The church bankruptcy settlement last week closed a key chapter of the often contentious relationship between clergy abuse survivors and the Archdiocese of St. Paul and Minneapolis, but both sides acknowledged this isn’t the end.
Abuse survivors are asking if action will be taken against archdiocese officials in charge during more recent abuses, including former vicar general the Rev. Kevin McDonough and former St. Paul and Minneapolis Archbishop John Nienstedt.
The archdiocese is exploring ways to help parishes reach out to survivors in deeper ways. It has also joined a chorus of church leaders nationally calling for greater accountability of Catholic bishops who overlook or engaged in abuse. Auxiliary Bishop Andrew Cozzens acknowledged the problem recently, describing the archdiocese investigation into Nienstedt for possible misconduct as “doomed to fail.”
Meanwhile, parish priests are working to earn back trust from folks in the pews.
“The settlement is just a part of establishing some justice,” Archbishop Bernard Hebda said after the bankruptcy settlement.
Gov. Mark Dayton and Minnesota county attorneys also are now drawn into the issue. Dayton met with a group of county attorneys last week to discuss a request to convene a grand jury to investigate and bring charges against clergy who abused children or covered it up.
Discussions remain “ongoing,” the governor’s office said.
All parties acknowledge that the archdiocese is a far safer place than before the clergy abuse scandal exploded in 2014 and the subsequent bankruptcy. A professional office of child protection was built up at archdiocese headquarters, with clear procedures for reporting, investigating and notifying police of clergy child abusers.
But a gap remains for handling complaints against bishops, both here and nationally, said archdiocese leaders. That has become increasingly apparent with recent sex abuse allegations against former U.S. bishops. It was also evident during a 2014 investigation into Nienstedt, who ordered the archdiocese investigation into himself following allegations of inappropriate sexual behavior.
The Nienstedt probe was abruptly halted and never made public. Internal archdiocese documents indicate that Archbishop Carlo Maria Viganò, then the Vatican’s ambassador to the United States, requested a halt to the investigation. Viganò has denied that.
Cozzens recently described the challenges at the time.
“Throughout our efforts, we did not know where we could turn for assistance, because there was no meaningful structure to address allegations against bishops,” Cozzens wrote in a recent statement.
“We did not have enough objectivity or experience with such investigations, nor did we have the authority to act.”
Attorney Tom Johnson, the archdiocese ombudsman for abuse survivors, is among those who believe it’s now time for the Nienstedt investigation to be aired.
“It’s the elephant in the room,” Johnson said.

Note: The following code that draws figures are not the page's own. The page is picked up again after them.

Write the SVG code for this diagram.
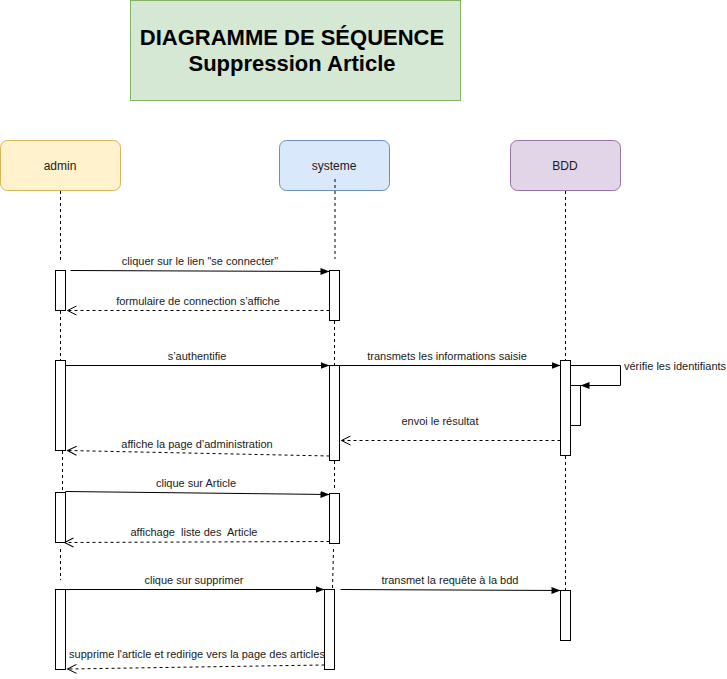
<svg xmlns="http://www.w3.org/2000/svg" width="727" height="679" viewBox="0 0 727 679">
<defs>
<marker id="fill" markerWidth="10" markerHeight="8" refX="9" refY="4" orient="auto" markerUnits="userSpaceOnUse">
<path d="M0,0.5 L9,4 L0,7.5 Z" fill="#000"/>
</marker>
<marker id="open" markerWidth="12" markerHeight="12" refX="10" refY="6" orient="auto" markerUnits="userSpaceOnUse">
<path d="M1,1.5 L10,6 L1,10.5" fill="none" stroke="#000" stroke-width="1"/>
</marker>
</defs>
<style>
.t{font-family:"Liberation Sans",Arial,sans-serif;font-size:11px;fill:#1a1a1a;text-anchor:middle}
.h{font-family:"Liberation Sans",Arial,sans-serif;font-size:12px;fill:#1a1a1a;text-anchor:middle}
.life{stroke:#000;stroke-dasharray:3 3;fill:none}
.act{fill:#fff;stroke:#000;stroke-width:1}
.msg{stroke:#000;fill:none;stroke-width:1}
.ret{stroke:#000;fill:none;stroke-dasharray:3 3;stroke-width:1}
</style>
<rect width="727" height="679" fill="#fff"/>
<g id="title">
<rect x="130.5" y="0.5" width="330" height="100" fill="#d5e8d4" stroke="#82b366"/>
<text x="292" y="45" font-family="Liberation Sans,Arial,sans-serif" font-size="22" font-weight="bold" text-anchor="middle" fill="#000">DIAGRAMME DE SÉQUENCE</text>
<text x="292" y="71" font-family="Liberation Sans,Arial,sans-serif" font-size="22" font-weight="bold" text-anchor="middle" fill="#000">Suppression Article</text>
</g>
<g id="admin">
<rect x="0.5" y="140.5" width="120" height="50" rx="7" fill="#fff2cc" stroke="#d6b656"/>
<text class="h" x="60" y="170">admin</text>
<path class="life" d="M60.5,191 V261 M60.5,311 V360 M62.5,451 V492 M60.5,549 V580"/>
<rect class="act" x="55.5" y="270.5" width="10" height="40"/>
<rect class="act" x="55.5" y="360.5" width="10" height="90"/>
<rect class="act" x="55.5" y="492.5" width="10" height="50"/>
<rect class="act" x="55.5" y="589.5" width="10" height="80"/>
</g>
<g id="systeme">
<rect x="279.5" y="140.5" width="110" height="50" rx="7" fill="#dae8fc" stroke="#6c8ebf"/>
<text class="h" x="334" y="170">systeme</text>
<path class="life" d="M335,179 V259 M334.5,321 V365 M334.5,461 V488 M333.5,549 L332.5,589"/>
<rect class="act" x="329.5" y="270.5" width="10" height="50"/>
<rect class="act" x="329.5" y="365.5" width="10" height="95"/>
<rect class="act" x="329.5" y="493.5" width="10" height="50"/>
<rect class="act" x="324.5" y="589.5" width="10" height="80"/>
</g>
<g id="BDD">
<rect x="510.5" y="140.5" width="110" height="50" rx="7" fill="#e1d5e7" stroke="#9673a6"/>
<text class="h" x="565" y="170">BDD</text>
<path class="life" d="M565.5,191 V360 M565.5,456 V590"/>
<rect class="act" x="560.5" y="360.5" width="10" height="95"/>
<rect class="act" x="570.5" y="385.5" width="10" height="40"/>
<rect class="act" x="560.5" y="590.5" width="10" height="50"/>
</g>
<g id="connectors">
<path class="msg" d="M70.5,270.5 L329.5,271.5" marker-end="url(#fill)"/>
<text class="t" x="200" y="265">cliquer sur le lien "se connecter"</text>
<path class="ret" d="M329.5,310.5 L67.5,310.5" marker-end="url(#open)"/>
<text class="t" x="198" y="305">formulaire de connection s’affiche</text>
<path class="msg" d="M65.5,365.5 L329.5,365.5" marker-end="url(#fill)"/>
<text class="t" x="197" y="360">s’authentifie</text>
<path class="msg" d="M339.5,365.5 L560.5,365.5" marker-end="url(#fill)"/>
<text class="t" x="447" y="360">transmets les informations saisie</text>
<path class="msg" d="M570.5,365.5 H620.5 V385.5 H580.5" marker-end="url(#fill)"/>
<text class="t" x="624" y="370" style="text-anchor:start">vérifie les identifiants</text>
<path class="ret" d="M560.5,440.5 L341.5,440.5" marker-end="url(#open)"/>
<text class="t" x="440" y="425">envoi le résultat</text>
<path class="ret" d="M329.5,456 L67.5,450.5" marker-end="url(#open)"/>
<text class="t" x="197" y="448">affiche la page d’administration</text>
<path class="msg" d="M65.5,491.5 L329.5,494.5" marker-end="url(#fill)"/>
<text class="t" x="196" y="487">clique sur Article</text>
<path class="ret" d="M329.5,541.5 L64.5,542.5" marker-end="url(#open)"/>
<text class="t" x="194" y="536" xml:space="preserve">affichage  liste des  Article</text>
<path class="msg" d="M65.5,589.5 L324.5,589.5" marker-end="url(#fill)"/>
<text class="t" x="194" y="584">clique sur supprimer</text>
<path class="msg" d="M340.5,589.5 L560.5,590.5" marker-end="url(#fill)"/>
<text class="t" x="450" y="584">transmet la requête à la bdd</text>
<path class="ret" d="M324.5,665 L67.5,669" marker-end="url(#open)"/>
<text class="t" x="197" y="658">supprime l'article et redirige vers la page des articles</text>
</g>
</svg>
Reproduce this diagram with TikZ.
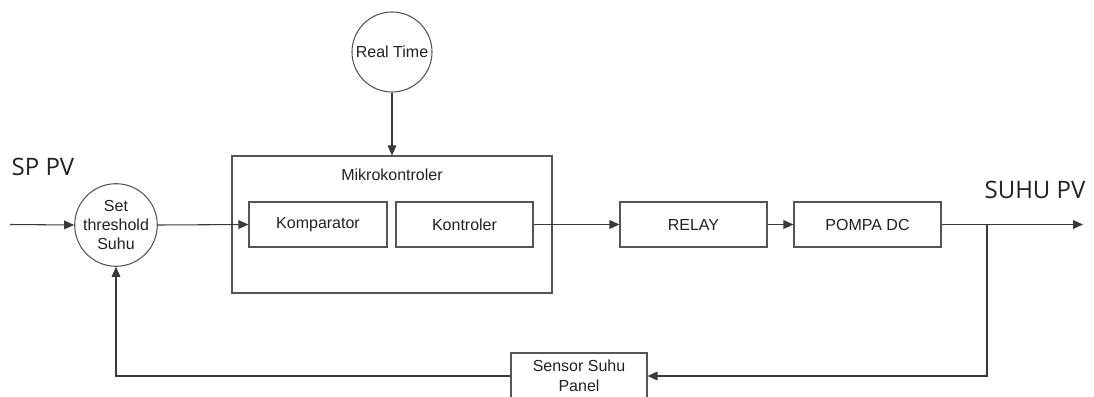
\documentclass[tikz,border=0pt]{standalone}
\usepackage{fontspec}
\setmainfont{Liberation Sans}
\newfontfamily\bigfont{Open Sans}
\usetikzlibrary{arrows.meta}
\definecolor{linec}{HTML}{3A3A3A}
\definecolor{boxc}{HTML}{555555}
\definecolor{txtc}{HTML}{222222}
\tikzset{
  conn/.style={draw=linec, line width=0.8pt, -{Triangle[length=7.5pt,width=6.5pt]}},
  plain/.style={draw=linec, line width=0.8pt},
  blk/.style={draw=boxc, line width=0.8pt, rectangle, inner sep=0pt, minimum height=33.75pt, text=txtc, font=\fontsize{12pt}{14.6pt}\selectfont, align=center},
  circ/.style={draw=boxc, line width=0.8pt, circle, inner sep=0pt, text=txtc, font=\fontsize{12pt}{14.6pt}\selectfont, align=center},
  big/.style={inner sep=0pt, text=txtc, font=\bigfont\fontsize{18pt}{21pt}\selectfont}
}
\begin{document}
\begin{tikzpicture}[x=0.75pt,y=-0.75pt]
\clip (0,0) rectangle (1094,396);
\fill[white] (0,0) rectangle (1094,396);
% nodes
\node[circ, minimum size=61.5pt] (sp) at (116,225) {Set\\threshold\\Suhu};
\node[circ, minimum size=60pt] (rt) at (392,52) {Real Time};
\node[blk, minimum width=240pt, minimum height=102.75pt] (mk) at (392,224.5) {};
\node[inner sep=0pt, text=txtc, font=\fontsize{12pt}{14pt}\selectfont] (mklabel) at (392,175) {Mikrokontroler};
\node[blk, minimum width=103.5pt] (komp) at (318,224.5) {Komparator};
\node[blk, minimum width=102.75pt] (kont) at (464.5,224.5) {Kontroler};
\node[blk, minimum width=110.25pt] (relay) at (693.5,224.5) {RELAY};
\node[blk, minimum width=110.25pt] (pompa) at (867.5,224.5) {POMPA DC};
\node[blk, minimum width=102pt, minimum height=34.5pt, font=\fontsize{12pt}{15pt}\selectfont] (sensor) at (579,376) {Sensor Suhu\\Panel};
\node[big] (sppv) at (43,167) {SP PV};
\node[big] (suhupv) at (1035,190) {SUHU PV};
% coordinates
\coordinate (in) at (10,224.5);
\coordinate (out) at (1083,224.5);
\coordinate (split) at (987,224.5);
\coordinate (corner) at (987,376);
% connectors
\draw[conn] (in) -- (sp.west);
\draw[conn] (sp.east) -- (komp.west);
\draw[conn] (rt.south) -- (mk.north);
\draw[conn] (kont.east) -- (relay.west);
\draw[conn] (relay.east) -- (pompa.west);
\draw[conn] (pompa.east) -- (out);
\draw[conn] (split) -- (corner) -- (sensor.east);
\draw[conn] (sensor.west) -| (sp.south);
\end{tikzpicture}
\end{document}
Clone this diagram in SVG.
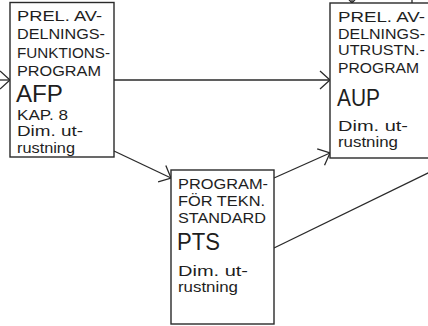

The Rev. Dan Griffith, who was the archdiocese’s liaison with the law firm investigating Nienstedt, agreed.
“The Archdiocese has made much progress in … accountability, safe environment and victim outreach,” said Griffith. “An outlier in this regard is the Nienstedt investigation. This matter needs to be resolved with objectivity and transparency.”
Abuse survivors also want to see further action taken against the abusing priests, many of whom were identified in bankruptcy claims.
“If these priests have been recognized by the archdiocese as credibly accused [of misconduct], why are they keeping them on the payroll?” said Jim Keenan, head of the survivor’s creditors committee in bankruptcy court. “Why keep them in the organization? To do that means you support pedophiles.”
Helping victims heal
Hebda, in remarks after the bankruptcy settlement was approved, described steps the archdiocese is and will be taking to try to help victims, many who long ago left the church.
“We’re hoping … now that we are no longer adversaries in court … there will be more openness,” he said.
The archdiocese is reshaping its Office for the Protection of Children and Youth, he said, so that it can be a better resource to parishes and be “a vehicle for outreach [for] those being hurt.” It also is working to incorporate suggestions from survivors for how the church can help them, he said.
The archdiocese also is experimenting with “restorative justice and healing” forums in a handful of churches, bringing in convener Janine Geske of Marquette University’s Restorative Justice Initiative, to deepen parishioners’ understanding of clergy abuse and to be a bridge to survivors.
Rev. John Bauer of the Basilica of St. Mary recently attended one of the forums.
“Our brothers and sisters have been grievously wounded by the actions of priests and bishops,” said Bauer. “We can’t allow ourselves to think that the settlement resolves this pain. We need to ask the victim survivors what we, as a community of faith, can do to help them heal.”
Robert Kennedy, a professor of Catholic Studies at University of St. Thomas, has been speaking to audiences about the clergy abuse issue. People still have a lot of questions and concerns.
“People are confused and deeply disappointed,” Kennedy said. “They want to know, where do we go from here?”
Many parish priests across the Twin Cities have heard the same. Reaching a financial settlement, in some ways, may have been easier than rebuilding lost trust among parishioners and providing the support that abuse victims need.
Said Bauer: “We have our work cut out for us.”